Problem: Copy the listing below in full and skip every picture.

Data lines:
________________________

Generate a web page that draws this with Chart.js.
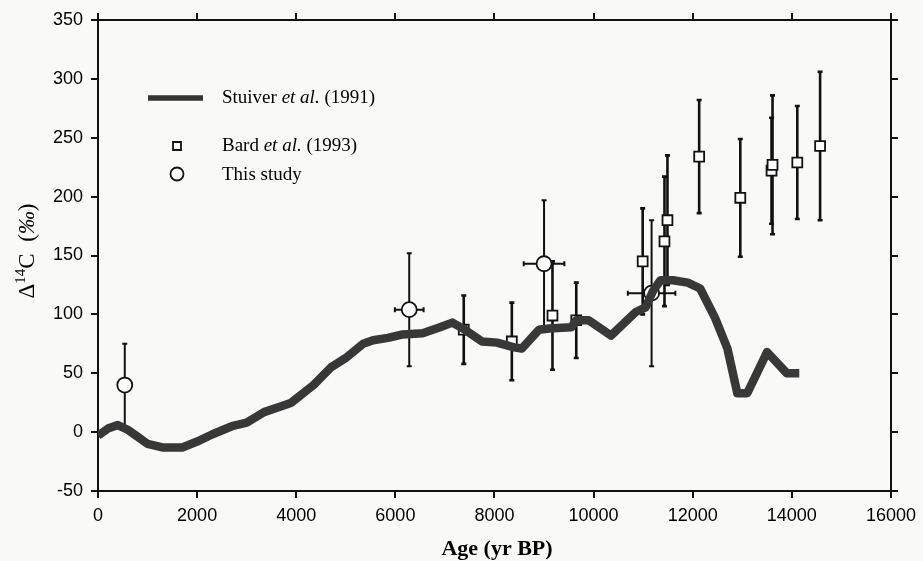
<!DOCTYPE html>
<html>
<head>
<meta charset="utf-8">
<script src="https://cdn.jsdelivr.net/npm/chart.js@4.4.1/dist/chart.umd.min.js"></script>
<style>
body{margin:0;background:#f9f9f8;}
#grafico{display:block;}
</style>
</head>
<body>
<canvas id="grafico" width="923" height="561"></canvas>
<script>
// Dados

// Stuiver et al. (1991) - curva
const stuiverAge = [0,200,400,600,800,1000,1300,1700,2000,2300,2700,3000,3350,3700,3900,4350,4700,5000,5350,5550,5850,6150,6550,6900,7150,7400,7750,8050,8400,8550,8900,9100,9550,9650,9900,10350,10850,11050,11200,11350,11600,11900,12150,12450,12700,12900,13100,13500,13900,14150];
const stuiverD14C = [-3,3,6,2,-4,-10,-13,-13,-8,-2,5,8,17,22,25,40,55,63,75,78,80,83,84,89,93,87,77,76,72,71,87,88,89,95,95,82,102,106,120,129,129,127,122,97,71,33,33,68,50,50];

// Bard et al. (1993)
const bardAge = [7380,8350,9170,9650,10990,11430,11490,12130,12960,13590,13610,14110,14570];
const bardD14C = [87,77,99,95,145,162,180,234,199,222,227,229,243];
const bardErr = [29,33,46,32,45,55,55,48,50,45,59,48,63];

// This study
const studyAge = [540,6280,9000,11170];
const studyD14C = [40,104,143,118];
const studyErr = [35,48,54,62];
const studyAgeErr = [0,290,410,480];

const xTicks = [0,16000,2000];
const yTicks = [-50,350,50];

const legendLabels = ["Stuiver", "Bard", "This study"];
const legendYears = ["(1991)", "(1993)"];

function pontos(xs, ys){
return xs.map((x,i)=>({x:x, y:ys[i]}));
}

// Barras de erro
const errorBars = {
id:"errorBars",
beforeDatasetsDraw(chart){
const c = chart.ctx;
const sx = chart.scales.x;
const sy = chart.scales.y;
c.save();
c.strokeStyle = "#111";

c.lineWidth = 2.6;
bardAge.forEach((a,i)=>{
const px = sx.getPixelForValue(a);
const y1 = sy.getPixelForValue(bardD14C[i] + bardErr[i]);
const y2 = sy.getPixelForValue(bardD14C[i] - bardErr[i]);
c.beginPath();
c.moveTo(px,y1); c.lineTo(px,y2);
c.moveTo(px-2.5,y1); c.lineTo(px+2.5,y1);
c.moveTo(px-2.5,y2); c.lineTo(px+2.5,y2);
c.stroke();
});

c.lineWidth = 2;
studyAge.forEach((a,i)=>{
const px = sx.getPixelForValue(a);
const py = sy.getPixelForValue(studyD14C[i]);
const y1 = sy.getPixelForValue(studyD14C[i] + studyErr[i]);
const y2 = sy.getPixelForValue(studyD14C[i] - studyErr[i]);
c.beginPath();
c.moveTo(px,y1); c.lineTo(px,y2);
c.moveTo(px-2.5,y1); c.lineTo(px+2.5,y1);
c.moveTo(px-2.5,y2); c.lineTo(px+2.5,y2);
if(studyAgeErr[i] > 0){
const x1 = sx.getPixelForValue(a - studyAgeErr[i]);
const x2 = sx.getPixelForValue(a + studyAgeErr[i]);
c.moveTo(x1,py); c.lineTo(x2,py);
c.moveTo(x1,py-2.5); c.lineTo(x1,py+2.5);
c.moveTo(x2,py-2.5); c.lineTo(x2,py+2.5);
}
c.stroke();
});
c.restore();
}
};

// Legenda e titulos
const textos = {
id:"textos",
afterDraw(chart){
const c = chart.ctx;
c.save();
c.fillStyle = "#000";
c.textBaseline = "middle";

// legenda
c.lineWidth = 5.5;
c.strokeStyle = "#333";
c.beginPath();
c.moveTo(148,98); c.lineTo(203,98);
c.stroke();

c.lineWidth = 1.8;
c.strokeStyle = "#111";
c.fillStyle = "#fff";
c.beginPath();
c.rect(173,142,8,8);
c.fill(); c.stroke();
c.beginPath();
c.arc(177,174,6.5,0,Math.PI*2);
c.fill(); c.stroke();

c.fillStyle = "#000";
const linha = (x,y,nome,ano)=>{
c.font = "19px 'Liberation Serif'";
c.fillText(nome + " ", x, y);
x += c.measureText(nome + " ").width;
c.font = "italic 19px 'Liberation Serif'";
c.fillText("et al.", x, y);
x += c.measureText("et al.").width;
c.font = "19px 'Liberation Serif'";
c.fillText(" " + ano, x, y);
};
linha(222,98,legendLabels[0],legendYears[0]);
linha(222,146,legendLabels[1],legendYears[1]);
c.font = "19px 'Liberation Serif'";
c.fillText(legendLabels[2],222,175);

// titulo eixo x
c.font = "bold 22px 'Liberation Serif'";
c.textAlign = "center";
c.fillText("Age (yr BP)", 497, 549);

// titulo eixo y (rodado)
c.translate(26,251);
c.rotate(-Math.PI/2);
c.textAlign = "left";
c.textBaseline = "alphabetic";
const partes = [
{t:"\u0394", f:"23px 'Liberation Serif'", dy:0},
{t:"14", f:"15px 'Liberation Serif'", dy:-9},
{t:"C  (", f:"23px 'Liberation Serif'", dy:0},
{t:"\u2030", f:"italic 23px 'Liberation Serif'", dy:0},
{t:")", f:"23px 'Liberation Serif'", dy:0}
];
let w = 0;
partes.forEach(p=>{ c.font = p.f; w += c.measureText(p.t).width; });
let x = -w/2;
partes.forEach(p=>{
c.font = p.f;
c.fillText(p.t, x, 8 + p.dy);
x += c.measureText(p.t).width;
});
c.restore();
}
};

const eixo = {
grid:{drawOnChartArea:false, tickLength:7, tickColor:"#111", lineWidth:2},
border:{color:"#111", width:2}
};

const semVirgula = v => String(v);

const ctx = document.getElementById("grafico");

new Chart(ctx,{
type:"scatter",
data:{
datasets:[
{
label:"Stuiver et al. (1991)",
data:pontos(stuiverAge, stuiverD14C),
showLine:true,
pointRadius:0,
borderColor:"#383838",
borderWidth:8.5,
borderJoinStyle:"round",
tension:0,
order:0
},
{
label:"Bard et al. (1993)",
data:pontos(bardAge, bardD14C),
pointStyle:"rect",
pointRadius:7,
borderWidth:1.8,
borderColor:"#111",
backgroundColor:"#fff",
order:1
},
{
label:"This study",
data:pontos(studyAge, studyD14C),
pointStyle:"circle",
pointRadius:7.5,
borderWidth:1.8,
borderColor:"#111",
backgroundColor:"#fff",
order:2
}
]
},
options:{
responsive:false,
animation:false,
devicePixelRatio:1,
layout:{padding:{top:20, right:28, left:0, bottom:0}},
plugins:{legend:{display:false}, tooltip:{enabled:false}},
scales:{
x:{
type:"linear", position:"bottom",
min:xTicks[0], max:xTicks[1],
ticks:{stepSize:xTicks[2], color:"#000", padding:7, maxRotation:0,
callback:semVirgula,
font:{family:"'Liberation Sans'", size:18}},
...eixo,
afterFit(s){ s.height = 70; }
},
x2:{
type:"linear", position:"top",
min:xTicks[0], max:xTicks[1],
ticks:{stepSize:xTicks[2], display:false},
...eixo,
afterFit(s){ s.height = 0; }
},
y:{
type:"linear", position:"left",
min:yTicks[0], max:yTicks[1],
ticks:{stepSize:yTicks[2], color:"#000", padding:8,
callback:semVirgula,
font:{family:"'Liberation Sans'", size:18}},
...eixo,
afterFit(s){ s.width = 98; }
},
y2:{
type:"linear", position:"right",
min:yTicks[0], max:yTicks[1],
ticks:{stepSize:yTicks[2], display:false},
...eixo,
afterFit(s){ s.width = 0; }
}
}
},
plugins:[errorBars, textos]
});
</script>
</body>
</html>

________________________

Written response:
Generate a web page that draws this with Chart.js.
<!DOCTYPE html>
<html>
<head>
<meta charset="utf-8">
<script src="https://cdn.jsdelivr.net/npm/chart.js@4.4.1/dist/chart.umd.min.js"></script>
<style>
body{margin:0;background:#f9f9f8;}
#grafico{display:block;}
</style>
</head>
<body>
<canvas id="grafico" width="923" height="561"></canvas>
<script>
// Dados

// Stuiver et al. (1991) - curva
const stuiverAge = [0,200,400,600,800,1000,1300,1700,2000,2300,2700,3000,3350,3700,3900,4350,4700,5000,5350,5550,5850,6150,6550,6900,7150,7400,7750,8050,8400,8550,8900,9100,9550,9650,9900,10350,10850,11050,11200,11350,11600,11900,12150,12450,12700,12900,13100,13500,13900,14150];
const stuiverD14C = [-3,3,6,2,-4,-10,-13,-13,-8,-2,5,8,17,22,25,40,55,63,75,78,80,83,84,89,93,87,77,76,72,71,87,88,89,95,95,82,102,106,120,129,129,127,122,97,71,33,33,68,50,50];

// Bard et al. (1993)
const bardAge = [7380,8350,9170,9650,10990,11430,11490,12130,12960,13590,13610,14110,14570];
const bardD14C = [87,77,99,95,145,162,180,234,199,222,227,229,243];
const bardErr = [29,33,46,32,45,55,55,48,50,45,59,48,63];

// This study
const studyAge = [540,6280,9000,11170];
const studyD14C = [40,104,143,118];
const studyErr = [35,48,54,62];
const studyAgeErr = [0,290,410,480];

const xTicks = [0,16000,2000];
const yTicks = [-50,350,50];

const legendLabels = ["Stuiver", "Bard", "This study"];
const legendYears = ["(1991)", "(1993)"];

function pontos(xs, ys){
return xs.map((x,i)=>({x:x, y:ys[i]}));
}

// Barras de erro
const errorBars = {
id:"errorBars",
beforeDatasetsDraw(chart){
const c = chart.ctx;
const sx = chart.scales.x;
const sy = chart.scales.y;
c.save();
c.strokeStyle = "#111";

c.lineWidth = 2.6;
bardAge.forEach((a,i)=>{
const px = sx.getPixelForValue(a);
const y1 = sy.getPixelForValue(bardD14C[i] + bardErr[i]);
const y2 = sy.getPixelForValue(bardD14C[i] - bardErr[i]);
c.beginPath();
c.moveTo(px,y1); c.lineTo(px,y2);
c.moveTo(px-2.5,y1); c.lineTo(px+2.5,y1);
c.moveTo(px-2.5,y2); c.lineTo(px+2.5,y2);
c.stroke();
});

c.lineWidth = 2;
studyAge.forEach((a,i)=>{
const px = sx.getPixelForValue(a);
const py = sy.getPixelForValue(studyD14C[i]);
const y1 = sy.getPixelForValue(studyD14C[i] + studyErr[i]);
const y2 = sy.getPixelForValue(studyD14C[i] - studyErr[i]);
c.beginPath();
c.moveTo(px,y1); c.lineTo(px,y2);
c.moveTo(px-2.5,y1); c.lineTo(px+2.5,y1);
c.moveTo(px-2.5,y2); c.lineTo(px+2.5,y2);
if(studyAgeErr[i] > 0){
const x1 = sx.getPixelForValue(a - studyAgeErr[i]);
const x2 = sx.getPixelForValue(a + studyAgeErr[i]);
c.moveTo(x1,py); c.lineTo(x2,py);
c.moveTo(x1,py-2.5); c.lineTo(x1,py+2.5);
c.moveTo(x2,py-2.5); c.lineTo(x2,py+2.5);
}
c.stroke();
});
c.restore();
}
};

// Legenda e titulos
const textos = {
id:"textos",
afterDraw(chart){
const c = chart.ctx;
c.save();
c.fillStyle = "#000";
c.textBaseline = "middle";

// legenda
c.lineWidth = 5.5;
c.strokeStyle = "#333";
c.beginPath();
c.moveTo(148,98); c.lineTo(203,98);
c.stroke();

c.lineWidth = 1.8;
c.strokeStyle = "#111";
c.fillStyle = "#fff";
c.beginPath();
c.rect(173,142,8,8);
c.fill(); c.stroke();
c.beginPath();
c.arc(177,174,6.5,0,Math.PI*2);
c.fill(); c.stroke();

c.fillStyle = "#000";
const linha = (x,y,nome,ano)=>{
c.font = "19px 'Liberation Serif'";
c.fillText(nome + " ", x, y);
x += c.measureText(nome + " ").width;
c.font = "italic 19px 'Liberation Serif'";
c.fillText("et al.", x, y);
x += c.measureText("et al.").width;
c.font = "19px 'Liberation Serif'";
c.fillText(" " + ano, x, y);
};
linha(222,98,legendLabels[0],legendYears[0]);
linha(222,146,legendLabels[1],legendYears[1]);
c.font = "19px 'Liberation Serif'";
c.fillText(legendLabels[2],222,175);

// titulo eixo x
c.font = "bold 22px 'Liberation Serif'";
c.textAlign = "center";
c.fillText("Age (yr BP)", 497, 549);

// titulo eixo y (rodado)
c.translate(26,251);
c.rotate(-Math.PI/2);
c.textAlign = "left";
c.textBaseline = "alphabetic";
const partes = [
{t:"\u0394", f:"23px 'Liberation Serif'", dy:0},
{t:"14", f:"15px 'Liberation Serif'", dy:-9},
{t:"C  (", f:"23px 'Liberation Serif'", dy:0},
{t:"\u2030", f:"italic 23px 'Liberation Serif'", dy:0},
{t:")", f:"23px 'Liberation Serif'", dy:0}
];
let w = 0;
partes.forEach(p=>{ c.font = p.f; w += c.measureText(p.t).width; });
let x = -w/2;
partes.forEach(p=>{
c.font = p.f;
c.fillText(p.t, x, 8 + p.dy);
x += c.measureText(p.t).width;
});
c.restore();
}
};

const eixo = {
grid:{drawOnChartArea:false, tickLength:7, tickColor:"#111", lineWidth:2},
border:{color:"#111", width:2}
};

const semVirgula = v => String(v);

const ctx = document.getElementById("grafico");

new Chart(ctx,{
type:"scatter",
data:{
datasets:[
{
label:"Stuiver et al. (1991)",
data:pontos(stuiverAge, stuiverD14C),
showLine:true,
pointRadius:0,
borderColor:"#383838",
borderWidth:8.5,
borderJoinStyle:"round",
tension:0,
order:0
},
{
label:"Bard et al. (1993)",
data:pontos(bardAge, bardD14C),
pointStyle:"rect",
pointRadius:7,
borderWidth:1.8,
borderColor:"#111",
backgroundColor:"#fff",
order:1
},
{
label:"This study",
data:pontos(studyAge, studyD14C),
pointStyle:"circle",
pointRadius:7.5,
borderWidth:1.8,
borderColor:"#111",
backgroundColor:"#fff",
order:2
}
]
},
options:{
responsive:false,
animation:false,
devicePixelRatio:1,
layout:{padding:{top:20, right:28, left:0, bottom:0}},
plugins:{legend:{display:false}, tooltip:{enabled:false}},
scales:{
x:{
type:"linear", position:"bottom",
min:xTicks[0], max:xTicks[1],
ticks:{stepSize:xTicks[2], color:"#000", padding:7, maxRotation:0,
callback:semVirgula,
font:{family:"'Liberation Sans'", size:18}},
...eixo,
afterFit(s){ s.height = 70; }
},
x2:{
type:"linear", position:"top",
min:xTicks[0], max:xTicks[1],
ticks:{stepSize:xTicks[2], display:false},
...eixo,
afterFit(s){ s.height = 0; }
},
y:{
type:"linear", position:"left",
min:yTicks[0], max:yTicks[1],
ticks:{stepSize:yTicks[2], color:"#000", padding:8,
callback:semVirgula,
font:{family:"'Liberation Sans'", size:18}},
...eixo,
afterFit(s){ s.width = 98; }
},
y2:{
type:"linear", position:"right",
min:yTicks[0], max:yTicks[1],
ticks:{stepSize:yTicks[2], display:false},
...eixo,
afterFit(s){ s.width = 0; }
}
}
},
plugins:[errorBars, textos]
});
</script>
</body>
</html>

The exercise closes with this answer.